JENA – German scientists have awarded a clean bill of health to acupuncture, saying the traditional Chinese painkilling method works because it reduces the electrical impulses in the body that transmit pain.

Western doctors have often been sceptical about acupuncture, contending it only limits pain because patients are expecting that to happen. So Jena University anaesthesiologists knocked patients out cold with a general anaesthetic before using the acupuncture needles.

The study, released by the university in eastern Germany on Tuesday, used electrodes on the brain to measure pain signals.

All the 16 patients were subjected to mild pain, with half receiving acupuncture needles in the areas of the skin prescribed under traditional Chinese medicine.

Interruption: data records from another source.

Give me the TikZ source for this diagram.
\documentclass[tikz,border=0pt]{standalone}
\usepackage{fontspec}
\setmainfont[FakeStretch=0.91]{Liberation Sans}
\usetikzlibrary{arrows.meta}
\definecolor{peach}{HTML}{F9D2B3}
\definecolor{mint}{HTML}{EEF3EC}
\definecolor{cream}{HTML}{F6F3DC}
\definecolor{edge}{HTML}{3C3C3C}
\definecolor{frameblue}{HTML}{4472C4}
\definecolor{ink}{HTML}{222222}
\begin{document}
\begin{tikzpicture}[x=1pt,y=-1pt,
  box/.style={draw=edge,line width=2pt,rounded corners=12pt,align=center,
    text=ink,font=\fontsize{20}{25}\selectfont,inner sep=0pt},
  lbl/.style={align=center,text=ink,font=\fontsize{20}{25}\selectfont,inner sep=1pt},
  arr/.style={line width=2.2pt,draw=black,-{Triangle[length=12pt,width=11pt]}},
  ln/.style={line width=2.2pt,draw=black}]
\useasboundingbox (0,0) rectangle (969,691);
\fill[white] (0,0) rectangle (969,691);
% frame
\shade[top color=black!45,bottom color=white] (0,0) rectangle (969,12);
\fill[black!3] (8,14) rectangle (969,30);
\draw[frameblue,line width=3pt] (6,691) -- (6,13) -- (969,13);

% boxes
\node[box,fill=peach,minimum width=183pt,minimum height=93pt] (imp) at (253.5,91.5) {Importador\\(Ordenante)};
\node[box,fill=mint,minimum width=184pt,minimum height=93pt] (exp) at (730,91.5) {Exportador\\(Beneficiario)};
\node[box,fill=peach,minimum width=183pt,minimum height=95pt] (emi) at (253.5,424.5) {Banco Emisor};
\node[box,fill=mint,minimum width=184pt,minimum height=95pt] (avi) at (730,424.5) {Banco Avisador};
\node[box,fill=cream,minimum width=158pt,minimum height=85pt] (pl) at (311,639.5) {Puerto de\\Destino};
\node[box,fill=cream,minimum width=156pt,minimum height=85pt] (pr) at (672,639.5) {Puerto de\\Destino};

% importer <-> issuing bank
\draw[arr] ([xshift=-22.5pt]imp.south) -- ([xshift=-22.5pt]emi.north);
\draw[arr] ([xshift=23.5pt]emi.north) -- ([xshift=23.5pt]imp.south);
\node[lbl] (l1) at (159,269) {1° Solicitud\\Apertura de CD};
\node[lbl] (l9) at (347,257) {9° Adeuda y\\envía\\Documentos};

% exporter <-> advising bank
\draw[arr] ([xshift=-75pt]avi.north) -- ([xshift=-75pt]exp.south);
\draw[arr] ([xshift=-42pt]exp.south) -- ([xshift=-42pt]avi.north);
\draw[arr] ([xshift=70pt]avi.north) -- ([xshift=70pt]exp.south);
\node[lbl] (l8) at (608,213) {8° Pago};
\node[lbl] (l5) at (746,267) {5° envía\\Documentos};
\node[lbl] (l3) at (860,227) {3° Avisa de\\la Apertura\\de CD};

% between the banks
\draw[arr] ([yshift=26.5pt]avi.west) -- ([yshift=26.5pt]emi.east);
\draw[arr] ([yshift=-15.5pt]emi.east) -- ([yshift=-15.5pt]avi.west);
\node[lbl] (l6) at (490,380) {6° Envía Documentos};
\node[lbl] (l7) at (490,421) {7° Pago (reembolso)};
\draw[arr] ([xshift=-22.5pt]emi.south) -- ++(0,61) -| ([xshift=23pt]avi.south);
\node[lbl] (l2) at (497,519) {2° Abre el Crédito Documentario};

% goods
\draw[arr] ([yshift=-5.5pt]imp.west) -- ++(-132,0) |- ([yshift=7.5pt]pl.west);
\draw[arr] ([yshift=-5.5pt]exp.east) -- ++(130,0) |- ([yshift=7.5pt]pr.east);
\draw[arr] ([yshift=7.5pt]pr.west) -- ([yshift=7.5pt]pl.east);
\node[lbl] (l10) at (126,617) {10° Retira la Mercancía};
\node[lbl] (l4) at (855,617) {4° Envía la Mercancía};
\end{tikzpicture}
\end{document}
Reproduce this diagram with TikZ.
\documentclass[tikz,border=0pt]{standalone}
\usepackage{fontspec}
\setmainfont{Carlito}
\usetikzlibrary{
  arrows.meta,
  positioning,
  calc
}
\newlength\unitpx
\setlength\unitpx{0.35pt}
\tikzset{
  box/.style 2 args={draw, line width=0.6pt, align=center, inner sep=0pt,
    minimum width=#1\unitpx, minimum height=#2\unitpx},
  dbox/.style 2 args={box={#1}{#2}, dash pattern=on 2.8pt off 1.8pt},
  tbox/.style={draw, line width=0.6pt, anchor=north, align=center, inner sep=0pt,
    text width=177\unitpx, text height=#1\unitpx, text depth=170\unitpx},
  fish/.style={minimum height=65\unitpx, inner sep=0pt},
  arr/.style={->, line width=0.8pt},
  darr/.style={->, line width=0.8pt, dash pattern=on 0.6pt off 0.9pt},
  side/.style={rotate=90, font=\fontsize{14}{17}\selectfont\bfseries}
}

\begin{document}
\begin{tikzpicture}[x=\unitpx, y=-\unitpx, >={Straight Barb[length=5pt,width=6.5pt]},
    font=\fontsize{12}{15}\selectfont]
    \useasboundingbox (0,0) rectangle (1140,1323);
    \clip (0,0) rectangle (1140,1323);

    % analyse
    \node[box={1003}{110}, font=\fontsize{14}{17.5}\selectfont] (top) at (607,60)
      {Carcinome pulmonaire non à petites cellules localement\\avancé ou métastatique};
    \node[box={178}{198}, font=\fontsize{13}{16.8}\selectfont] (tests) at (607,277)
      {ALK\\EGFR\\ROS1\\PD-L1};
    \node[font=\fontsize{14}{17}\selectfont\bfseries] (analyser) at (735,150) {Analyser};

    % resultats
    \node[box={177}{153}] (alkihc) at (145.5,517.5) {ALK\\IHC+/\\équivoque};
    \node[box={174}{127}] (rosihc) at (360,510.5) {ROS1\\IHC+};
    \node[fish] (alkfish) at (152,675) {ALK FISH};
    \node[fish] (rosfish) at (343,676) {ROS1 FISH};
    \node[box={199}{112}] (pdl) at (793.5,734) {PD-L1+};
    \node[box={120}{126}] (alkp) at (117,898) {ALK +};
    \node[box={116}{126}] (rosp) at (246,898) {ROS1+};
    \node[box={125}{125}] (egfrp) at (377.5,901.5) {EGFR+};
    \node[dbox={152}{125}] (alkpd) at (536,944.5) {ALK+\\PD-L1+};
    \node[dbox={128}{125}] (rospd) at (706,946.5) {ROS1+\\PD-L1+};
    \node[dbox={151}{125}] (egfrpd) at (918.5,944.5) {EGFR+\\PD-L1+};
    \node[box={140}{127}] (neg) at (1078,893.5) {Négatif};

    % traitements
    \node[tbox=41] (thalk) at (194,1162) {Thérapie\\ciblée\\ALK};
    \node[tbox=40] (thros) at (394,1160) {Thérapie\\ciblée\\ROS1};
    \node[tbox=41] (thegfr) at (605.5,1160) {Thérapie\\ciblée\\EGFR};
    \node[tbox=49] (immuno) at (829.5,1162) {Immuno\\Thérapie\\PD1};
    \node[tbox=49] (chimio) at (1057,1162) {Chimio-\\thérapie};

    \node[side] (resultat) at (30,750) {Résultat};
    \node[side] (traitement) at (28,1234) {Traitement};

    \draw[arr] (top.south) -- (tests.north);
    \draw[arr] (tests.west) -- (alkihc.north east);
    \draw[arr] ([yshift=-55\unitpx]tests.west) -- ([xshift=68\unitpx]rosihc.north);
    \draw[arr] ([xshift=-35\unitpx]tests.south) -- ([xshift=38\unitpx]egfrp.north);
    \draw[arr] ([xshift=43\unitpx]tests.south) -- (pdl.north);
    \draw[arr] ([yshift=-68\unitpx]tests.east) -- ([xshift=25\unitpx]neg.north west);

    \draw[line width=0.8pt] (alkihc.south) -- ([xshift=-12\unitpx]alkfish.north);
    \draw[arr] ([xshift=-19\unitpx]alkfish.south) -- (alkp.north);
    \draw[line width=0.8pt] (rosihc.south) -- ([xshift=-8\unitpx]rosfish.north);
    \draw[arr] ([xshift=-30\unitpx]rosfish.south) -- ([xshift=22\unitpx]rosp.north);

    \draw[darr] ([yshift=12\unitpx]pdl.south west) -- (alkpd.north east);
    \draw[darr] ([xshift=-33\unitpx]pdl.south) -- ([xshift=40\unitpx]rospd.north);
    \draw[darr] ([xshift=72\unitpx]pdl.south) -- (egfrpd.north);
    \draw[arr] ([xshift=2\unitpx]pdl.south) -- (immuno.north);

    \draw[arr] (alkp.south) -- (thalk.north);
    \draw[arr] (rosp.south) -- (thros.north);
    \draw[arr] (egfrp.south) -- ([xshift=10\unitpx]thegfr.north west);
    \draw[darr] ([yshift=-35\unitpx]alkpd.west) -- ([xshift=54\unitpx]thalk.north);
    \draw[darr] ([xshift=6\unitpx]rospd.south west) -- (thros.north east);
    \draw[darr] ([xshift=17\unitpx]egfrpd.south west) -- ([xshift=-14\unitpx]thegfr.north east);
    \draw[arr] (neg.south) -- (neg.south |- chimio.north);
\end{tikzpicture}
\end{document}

“Acupuncture was able to muffle the pain stimuli, but not block them out altogether,” said Winfried Meissner, the principal author of the study. “This indicates that acupuncture is a demonstrably effective, but nevertheless relatively weak method of anaesthesia.”

The researchers plan to next study the use of acupuncture as a replacement for anaesthesia during surgery.

The Jena results largely match those of the world’s biggest inquiry into acupuncture, commissioned recently by German health insurers. That study found patients with arthritis of the knee really had less pain.

However acupuncture brought no greater relief to migraine and back pain patients than simply fooling the patients into thinking they were receiving the needles.

Medical science calls this a placebo effect: when patients believe in an improvement, it sometimes happens without any treatment.